A House Divided Against Itself

The strategic chaos emanating from the President is amplified by the profound disarray within his own administration. On the very same day that Felonious Punk was declaring that Ukraine could win a total military victory, his own Secretary of State, Marco Rubio, was telling the UN Security Council the exact opposite. Rubio repeated the administration’s long-standing mantra that the war “cannot end militarily” and “will end at a negotiating table”. This direct and public contradiction illustrates that there is no coherent, unified American policy, leaving allies and adversaries alike to decipher which statement, if any, reflects the actual intentions of the U.S. government.

This internal fracture is not limited to the State Department. Senior Republicans, while publicly praising the President’s tougher rhetoric, are privately sounding the alarm. In a remarkable public statement, former Senate Majority Leader Mitch McConnell welcomed the President’s words but then immediately accused his own administration of actively undermining them by freezing security assistance to Ukraine and other vulnerable NATO allies. This reveals a government at war with itself, where the President makes policy by social media post while his own cabinet and defense officials apparently work to counteract it.


The “Trump Premium”: Europe’s Anxious Rearmament

While the President boasts of his influence, the reality is that his unreliability has forced European nations into a state of anxious self-reliance. The recent increase in defense spending among NATO allies is not the tribute to his leadership that he claims it to be; it is a “Trump Premium”—the price Europe must pay to hedge against American abandonment. The continent is rearming not because it is following his lead, but because it can no longer be certain he will be there to lead at all.

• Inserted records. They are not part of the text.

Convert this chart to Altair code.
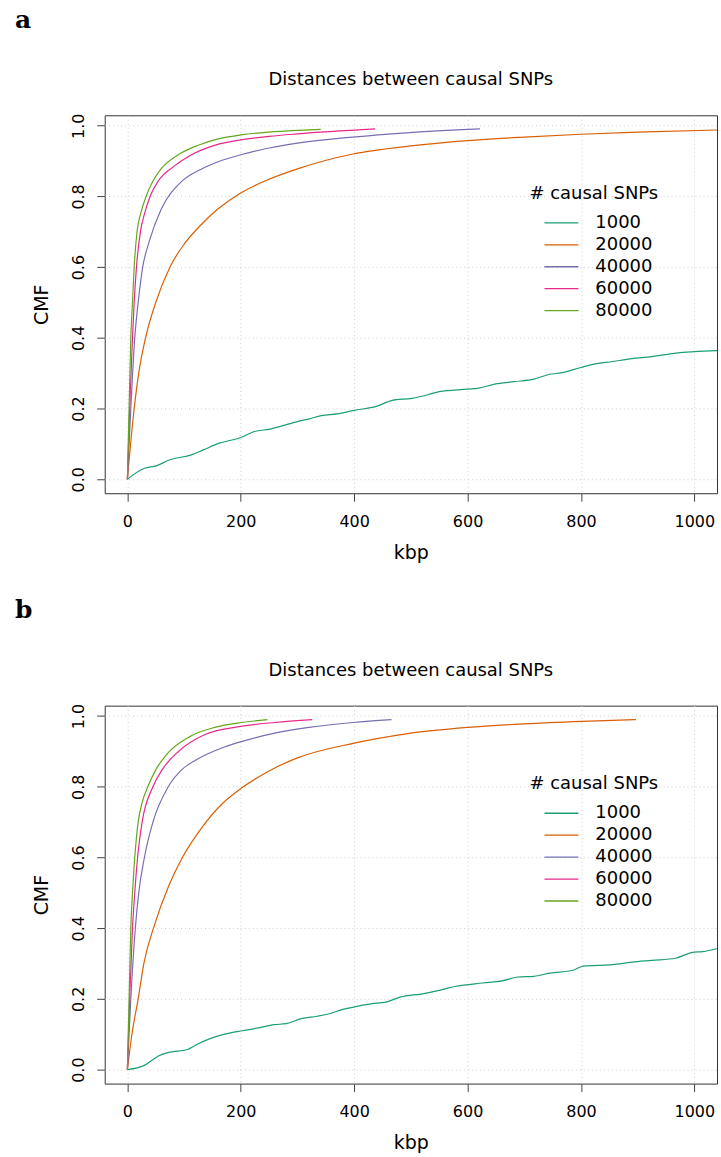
import altair as alt
import pandas as pd

SERIES = ["1000", "20000", "40000", "60000", "80000"]
COLORS = ["#1B9E77", "#D95F02", "#7570B3", "#E7298A", "#66A61E"]
X_TICKS = [0, 200, 400, 600, 800, 1000]
Y_TICKS = [0.0, 0.2, 0.4, 0.6, 0.8, 1.0]
TITLE = "Distances between causal SNPs"
LEGEND_TITLE = "# causal SNPs"

# ---------------- panel a ----------------
A_1000_KBP = [0, 30, 51, 75, 113, 134, 162, 200, 224, 252, 273, 300, 321, 342, 370, 400, 439, 467, 502,
              530, 550, 600, 620, 648, 682, 717, 745, 765, 800, 821, 856, 890, 925, 946, 980, 1000, 1040]
A_1000_CMF = [0, 0.031, 0.038, 0.055, 0.069, 0.083, 0.102, 0.118, 0.135, 0.142, 0.151, 0.163, 0.171, 0.180,
              0.185, 0.195, 0.206, 0.223, 0.229, 0.239, 0.248, 0.255, 0.258, 0.269, 0.276, 0.283, 0.297,
              0.301, 0.316, 0.325, 0.333, 0.341, 0.347, 0.352, 0.359, 0.361, 0.364]
A_20000_KBP = [0, 12, 20, 32, 50, 75, 100, 130, 160, 200, 246, 300, 398, 500, 600, 700, 800, 900, 1040]
A_20000_CMF = [0, 0.2, 0.3, 0.4, 0.5, 0.6, 0.665, 0.72, 0.765, 0.81, 0.846, 0.878, 0.92, 0.943, 0.958,
               0.968, 0.976, 0.982, 0.988]
A_40000_KBP = [0, 6, 13, 19, 27, 38, 60, 94, 130, 160, 200, 250, 300, 398, 492, 622]
A_40000_CMF = [0, 0.2, 0.4, 0.5, 0.6, 0.67, 0.765, 0.84, 0.877, 0.898, 0.918, 0.937, 0.951, 0.968, 0.98, 0.991]
A_60000_KBP = [0, 4, 9, 12, 16, 23, 30, 40, 55, 82, 110, 155, 200, 250, 300, 437]
A_60000_CMF = [0, 0.2, 0.4, 0.5, 0.6, 0.7, 0.75, 0.8, 0.845, 0.885, 0.915, 0.945, 0.96, 0.97, 0.977, 0.991]
A_80000_KBP = [0, 3, 6, 9, 12, 17, 24, 33, 44, 59, 94, 125, 160, 200, 250, 300, 341]
A_80000_CMF = [0, 0.2, 0.4, 0.5, 0.6, 0.7, 0.755, 0.8, 0.84, 0.877, 0.922, 0.945, 0.963, 0.974, 0.982, 0.987, 0.99]

# ---------------- panel b ----------------
B_1000_KBP = [0, 30, 54, 71, 106, 120, 148, 182, 203, 231, 259, 280, 307, 335, 356, 377, 405, 439, 453,
              481, 523, 550, 578, 627, 661, 689, 717, 745, 786, 804, 856, 890, 925, 967, 995, 1015, 1040]
B_1000_CMF = [0, 0.012, 0.038, 0.048, 0.057, 0.069, 0.089, 0.104, 0.110, 0.118, 0.127, 0.130, 0.144, 0.151,
              0.158, 0.169, 0.179, 0.188, 0.190, 0.205, 0.215, 0.224, 0.235, 0.245, 0.251, 0.262, 0.264,
              0.273, 0.281, 0.293, 0.297, 0.304, 0.309, 0.315, 0.331, 0.334, 0.342]
B_20000_KBP = [0, 8, 19, 29, 48, 73, 97, 131, 169, 200, 250, 300, 398, 492, 600, 700, 802, 897]
B_20000_CMF = [0, 0.1, 0.2, 0.3, 0.41, 0.52, 0.6, 0.684, 0.755, 0.795, 0.845, 0.882, 0.923, 0.95,
               0.968, 0.978, 0.985, 0.99]
B_40000_KBP = [0, 6, 14, 20, 30, 45, 72, 97, 120, 140, 170, 199, 258, 320, 398, 466]
B_40000_CMF = [0, 0.2, 0.4, 0.5, 0.6, 0.7, 0.8, 0.85, 0.875, 0.892, 0.912, 0.927, 0.951, 0.968, 0.982, 0.99]
B_60000_KBP = [0, 4, 9, 13, 18, 26, 45, 62, 90, 137, 200, 260, 326]
B_60000_CMF = [0, 0.2, 0.4, 0.5, 0.6, 0.7, 0.8, 0.85, 0.9, 0.948, 0.971, 0.982, 0.99]
B_80000_KBP = [0, 3, 6, 9, 13, 19, 26, 36, 50, 70, 110, 154, 201, 247]
B_80000_CMF = [0, 0.2, 0.4, 0.5, 0.6, 0.7, 0.755, 0.8, 0.848, 0.893, 0.942, 0.968, 0.982, 0.99]


def build(series_lists):
    rows = []
    for name, (xs, ys) in zip(SERIES, series_lists):
        for i, (x, y) in enumerate(zip(xs, ys)):
            rows.append({"snps": name, "kbp": x, "cmf": y, "i": i})
    return pd.DataFrame(rows)


DF_A = build([(A_1000_KBP, A_1000_CMF), (A_20000_KBP, A_20000_CMF), (A_40000_KBP, A_40000_CMF),
              (A_60000_KBP, A_60000_CMF), (A_80000_KBP, A_80000_CMF)])
DF_B = build([(B_1000_KBP, B_1000_CMF), (B_20000_KBP, B_20000_CMF), (B_40000_KBP, B_40000_CMF),
              (B_60000_KBP, B_60000_CMF), (B_80000_KBP, B_80000_CMF)])

W, H = 614, 379
FONT = "DejaVu Sans"


def panel(df, letter):
    lines = alt.Chart(df).mark_line(strokeWidth=1.2, clip=True, interpolate="monotone").encode(
        x=alt.X("kbp:Q", scale=alt.Scale(domain=[-40, 1040], nice=False, zero=False),
                axis=alt.Axis(values=X_TICKS, format="d", title="kbp", domain=False,
                              tickSize=8, tickColor="#444", tickWidth=1,
                              labelFont=FONT, labelFontSize=16, labelColor="black",
                              labelPadding=12, labelFlush=False, labelOverlap=False,
                              grid=True, gridColor="#cfcfcf", gridDash=[1, 3], gridWidth=1,
                              titleFont=FONT, titleFontSize=19, titleFontWeight="normal",
                              titleColor="black", titleX=307, titleY=65,
                              titleAlign="center", titleBaseline="alphabetic")),
        y=alt.Y("cmf:Q", scale=alt.Scale(domain=[-0.0396, 1.0296], nice=False, zero=False),
                axis=alt.Axis(values=Y_TICKS, format=".1f", title="CMF", domain=False,
                              tickSize=8, tickColor="#444", tickWidth=1,
                              labelFont=FONT, labelFontSize=16, labelColor="black",
                              labelAngle=270, labelAlign="center", labelBaseline="alphabetic",
                              labelPadding=13, labelFlush=False, labelOverlap=False,
                              grid=True, gridColor="#cfcfcf", gridDash=[1, 3], gridWidth=1,
                              titleFont=FONT, titleFontSize=19, titleFontWeight="normal",
                              titleColor="black", titleAngle=270, titleX=-57, titleY=189.5,
                              titleAlign="center", titleBaseline="alphabetic")),
        color=alt.Color("snps:N", sort=SERIES,
                        scale=alt.Scale(domain=SERIES, range=COLORS),
                        legend=alt.Legend(title=None, orient="none", legendX=440, legendY=97,
                                          symbolType="stroke", symbolSize=1156,
                                          symbolStrokeWidth=1.3, clipHeight=21.8, rowPadding=0,
                                          padding=0, labelFont=FONT, labelFontSize=18,
                                          labelColor="black", labelOffset=16)),
        order=alt.Order("i:Q"),
    )
    tag = alt.Chart(pd.DataFrame({"t": [letter]})).mark_text(
        font="DejaVu Serif", fontWeight="bold", fontSize=25, align="left",
        baseline="alphabetic", color="black"
    ).encode(text="t:N", x=alt.value(-90), y=alt.value(-88))
    title = alt.Chart(pd.DataFrame({"t": [TITLE]})).mark_text(
        font=FONT, fontSize=18, align="center", baseline="alphabetic", color="black"
    ).encode(text="t:N", x=alt.value(307), y=alt.value(-30))
    leg_title = alt.Chart(pd.DataFrame({"t": [LEGEND_TITLE]})).mark_text(
        font=FONT, fontSize=18, align="left", baseline="alphabetic", color="black"
    ).encode(text="t:N", x=alt.value(426), y=alt.value(84))
    return alt.layer(lines, tag, title, leg_title).properties(width=W, height=H)


chart = alt.vconcat(panel(DF_A, "a"), panel(DF_B, "b"), spacing=34).resolve_scale(
    color="independent"
).resolve_legend(color="independent").properties(
    padding={"left": 14, "top": 5, "right": 3, "bottom": 6}, background="white"
).configure_view(stroke="#333", strokeWidth=1)

chart.save("out.html", embed_options={"renderer": "svg", "actions": False})
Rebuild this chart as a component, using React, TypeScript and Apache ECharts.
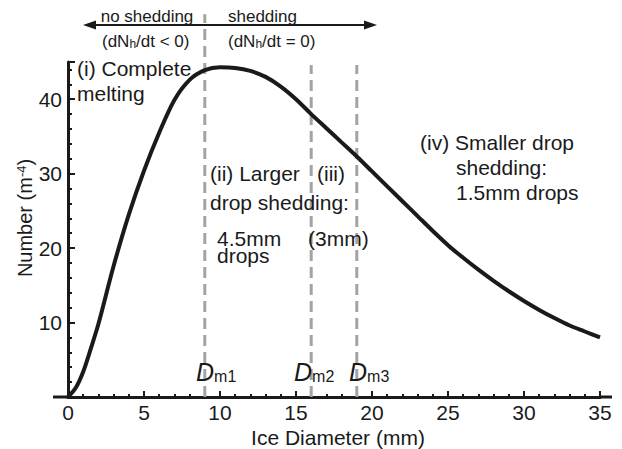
import React, { useEffect, useRef } from "react";
import * as echarts from "echarts";

// Ice diameter (mm) and number concentration (m^-4)
const diameters = [0, 0.5, 1, 1.5, 2, 3, 4, 5, 6, 7, 8, 9, 10, 11, 12, 13, 14, 15, 16, 17, 18, 19, 20, 21, 22, 23, 24, 25, 26, 27, 28, 29, 30, 31, 32, 33, 34, 35];
const numbers = [0, 1.2, 3.4, 6.5, 9.8, 17.6, 24.5, 30.4, 35.5, 39.9, 42.6, 43.9, 44.3, 44.2, 43.8, 43.0, 41.7, 40.0, 38.0, 36.1, 34.2, 32.3, 30.3, 28.3, 26.3, 24.3, 22.3, 20.4, 18.7, 17.1, 15.6, 14.2, 12.9, 11.7, 10.6, 9.6, 8.8, 8.0];

// Melting thresholds D_m1, D_m2, D_m3 (mm)
const meltDiameters = [9, 16, 19];
const meltNames = ["m1", "m2", "m3"];
// upper end of each dashed guide (in y units)
const guideTops = [51.4, 44.6, 44.6];

const xTickLabels = [0, 5, 10, 15, 20, 25, 30, 35];
const yTickLabels = [10, 20, 30, 40];

const FONT = "'Liberation Sans', Arial, Helvetica, sans-serif";
const INK = "#1a1a1a";
const GUIDE = "#a3a3a3";

function txt(x: number, y: number, text: string, size = 21, extra: any = {}) {
  return {
    type: "text",
    x,
    y,
    z: 10,
    style: {
      text,
      fill: INK,
      fontSize: size,
      fontFamily: FONT,
      align: "left",
      verticalAlign: "middle",
      ...extra,
    },
  };
}

export default function App() {
  const ref = useRef<HTMLDivElement>(null);

  useEffect(() => {
    if (!ref.current) return;
    const chart = echarts.init(ref.current, undefined, { renderer: "svg" });

    const guideSeries = meltDiameters.map((d, i) => ({
      type: "line",
      data: [
        [d, 0],
        [d, guideTops[i]],
      ],
      clip: false,
      symbol: "none",
      silent: true,
      z: 1,
      lineStyle: { color: GUIDE, width: 3, type: [11, 6] },
    }));

    const dLabelX = [196, 294, 349];
    const dLabels = meltNames.map((n, i) => ({
      type: "text",
      x: dLabelX[i],
      y: 370,
      z: 10,
      style: {
        text: `{d|D}{s|${n}}`,
        fill: INK,
        fontFamily: FONT,
        align: "left",
        verticalAlign: "middle",
        rich: {
          d: { fontSize: 25, fontStyle: "italic", fontFamily: FONT, fill: INK, lineHeight: 28, verticalAlign: "bottom" },
          s: { fontSize: 16, fontFamily: FONT, fill: INK, lineHeight: 22, verticalAlign: "bottom" },
        },
      },
    }));

    const richSub = {
      t: { fontSize: 17, fontFamily: FONT, fill: INK, lineHeight: 20, verticalAlign: "bottom" },
      s: { fontSize: 12, fontFamily: FONT, fill: INK, lineHeight: 10, verticalAlign: "bottom" },
    };

    chart.setOption({
      animation: false,
      backgroundColor: "#ffffff",
      grid: { left: 68, right: 22, top: 62, bottom: 52 },
      xAxis: {
        type: "value",
        min: 0,
        max: 35,
        interval: 5,
        axisLine: { show: true, lineStyle: { color: INK, width: 3 } },
        axisTick: { show: true, inside: true, length: 6, lineStyle: { color: INK, width: 2 } },
        minorTick: { show: true, splitNumber: 5, length: 3, lineStyle: { color: INK, width: 2 } },
        axisLabel: {
          color: INK,
          fontSize: 21,
          fontFamily: FONT,
          margin: 5,
          formatter: (v: number) => (xTickLabels.includes(v) ? String(v) : ""),
        },
        splitLine: { show: false },
      },
      yAxis: {
        type: "value",
        min: 0,
        max: 45,
        interval: 10,
        axisLine: { show: true, lineStyle: { color: INK, width: 3 } },
        axisTick: { show: true, inside: true, length: 7, lineStyle: { color: INK, width: 2 } },
        minorTick: { show: true, splitNumber: 5, length: 4, lineStyle: { color: INK, width: 2 } },
        axisLabel: {
          color: INK,
          fontSize: 21,
          fontFamily: FONT,
          margin: 6,
          showMaxLabel: false,
          formatter: (v: number) => (yTickLabels.includes(v) ? String(v) : ""),
        },
        splitLine: { show: false },
      },
      series: [
        ...guideSeries,
        {
          type: "line",
          data: diameters.map((d, i) => [d, numbers[i]]),
          smooth: 0.3,
          symbol: "none",
          z: 3,
          lineStyle: { color: INK, width: 4 },
        },
      ],
      graphic: {
        elements: [
          // axis line extensions
          { type: "line", z: 5, shape: { x1: 53, y1: 397, x2: 69, y2: 397 }, style: { stroke: INK, lineWidth: 3 } },
          { type: "line", z: 5, shape: { x1: 599, y1: 397, x2: 612, y2: 397 }, style: { stroke: INK, lineWidth: 3 } },
          // double arrow
          { type: "line", z: 5, shape: { x1: 92, y1: 25, x2: 368, y2: 25 }, style: { stroke: INK, lineWidth: 2 } },
          { type: "polygon", z: 5, shape: { points: [[83, 25], [96, 20.5], [96, 29.5]] }, style: { fill: INK } },
          { type: "polygon", z: 5, shape: { points: [[377, 25], [364, 20.5], [364, 29.5]] }, style: { fill: INK } },
          txt(147, 16, "no shedding", 17, { align: "center" }),
          txt(228, 16, "shedding", 17),
          {
            type: "text", x: 102, y: 40, z: 10,
            style: { text: "{t|(dN}{s|h}{t|/dt < 0)}", fontFamily: FONT, fill: INK, align: "left", verticalAlign: "middle", rich: richSub },
          },
          {
            type: "text", x: 228, y: 40, z: 10,
            style: { text: "{t|(dN}{s|h}{t|/dt = 0)}", fontFamily: FONT, fill: INK, align: "left", verticalAlign: "middle", rich: richSub },
          },
          // region annotations
          txt(77, 68, "(i) Complete"),
          txt(77, 93, "melting"),
          txt(210, 173, "(ii) Larger"),
          txt(210, 202, "drop shedding:"),
          txt(217, 247, "4.5mm\ndrops", 21, { lineHeight: 17 }),
          txt(317, 173, "(iii)"),
          txt(308, 238, "(3mm)"),
          txt(420, 142, "(iv) Smaller drop"),
          txt(456, 167, "shedding:"),
          txt(456, 192, "1.5mm drops"),
          ...dLabels,
          // axis titles
          txt(338, 437, "Ice Diameter (mm)", 21, { align: "center" }),
          {
            type: "text",
            x: 27,
            y: 218,
            rotation: Math.PI / 2,
            z: 10,
            style: {
              text: "{t|Number (m}{p|-4}{t|)}",
              fontFamily: FONT,
              fill: INK,
              align: "center",
              verticalAlign: "middle",
              rich: {
                t: { fontSize: 20, fontFamily: FONT, fill: INK, lineHeight: 24, verticalAlign: "top" },
                p: { fontSize: 13, fontFamily: FONT, fill: INK, lineHeight: 14, verticalAlign: "top" },
              },
            },
          },
        ],
      },
    });

    return () => chart.dispose();
  }, []);

  return <div ref={ref} style={{ position: "fixed", left: 0, top: 0, width: 622, height: 449 }} />;
}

This anxiety is well-founded. His tough talk is occurring amid a series of real-world Russian provocations, including repeated and deliberate violations of NATO airspace over Poland, Estonia, and Romania. While the President offered verbal support for allies shooting down intruding Russian aircraft, he immediately rendered the assurance meaningless by adding that any U.S. backing would “depend on the circumstance”. This ambiguity has exposed deep fissures within the alliance itself, with frontline states like Poland demanding a forceful response while Germany urges caution against falling into Putin’s “escalation trap”.


A World of Skeptics

In Kyiv, President Zelenskyy, a leader in a desperate position, has strategically embraced the President’s words, calling him a “game-changer”. It is a necessary act of diplomacy, an attempt to solidify a fleeting moment of rhetorical support and use it as leverage to rally other Republicans. But the sentiment on the streets of Ukraine is far more circumspect. As one Kyiv resident told reporters, “I would like to believe in deeds, not words”.

The Kremlin, meanwhile, projects an air of defiant dismissal, mocking the “paper bear” comment while its analysts correctly identify the American strategy as a withdrawal. They are confident that the President’s mercurial nature means another reversal is always possible, with one former Russian president predicting, “He always comes back”.

Ultimately, Felonious Punk’s policy on Ukraine is a doctrine of strategic chaos. By issuing grand declarations of support untethered to any actual commitment of resources, he is engaging in a dangerous game. He has created a permission structure for European nations to act more forcefully while simultaneously signaling that they may have to do so alone. This is not the strengthening of an alliance; it is the beginning of its dissolution, leaving a fractured and uncertain Europe to face a revanchist Russia with a partner it cannot trust. The mess is not just getting messier; the very foundations of the post-war security order are beginning to crack.